From an administered labor system under central planning, the Chinese economy has moved towards a labor market. This book reviews the progress that has been made over two decades of urban economic reform. It analyzes the underlying political economy that has both induced and impeded reform, and examines the economic changes that have unleashed market forces. Based on frontier research using specially designed and collected survey data, the book documents the rising wage inequality, the greater rewards for skills, the growing wage segmentation based on labor immobility and profit-sharing, the emergence of serious urban unemployment, and the competition from the rising tide of rural migrants. China does not yet have a functioning labor market: the book concludes by examining the prospects for its creation.
Autorenporträt
John Knight is Professor of Economics in the University of Oxford, and Fellow and Vice-Principal of St Edmund Hall, Oxford. John had acted as an adviser to the Ministry of Labour and Social Security in China, World Bank, U.K. Department for International Development, ILO and WIDER. Dr.
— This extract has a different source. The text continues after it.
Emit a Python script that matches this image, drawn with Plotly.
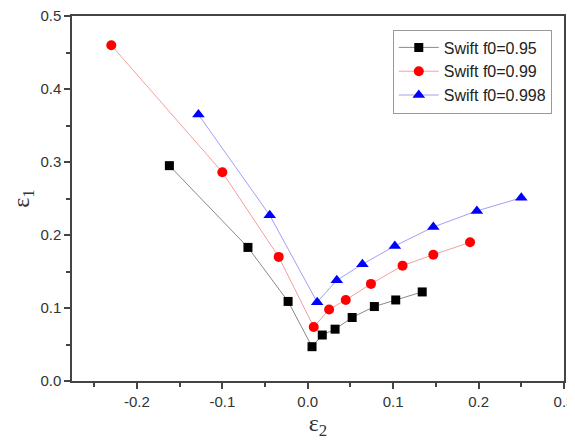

Lina Song is Reader in China Studies at the School of Sociology and Social Policy, University of Nottingham. Most of her research projects have involved collaboration with Government agents, such as Chinese Ministry of Labour and Social Security, the State Committee of Trade and Industry, the State Council Office for Restructuring Economic System, and the Chinese Academy of Social Sciences. She has advised both British and Chinese governments.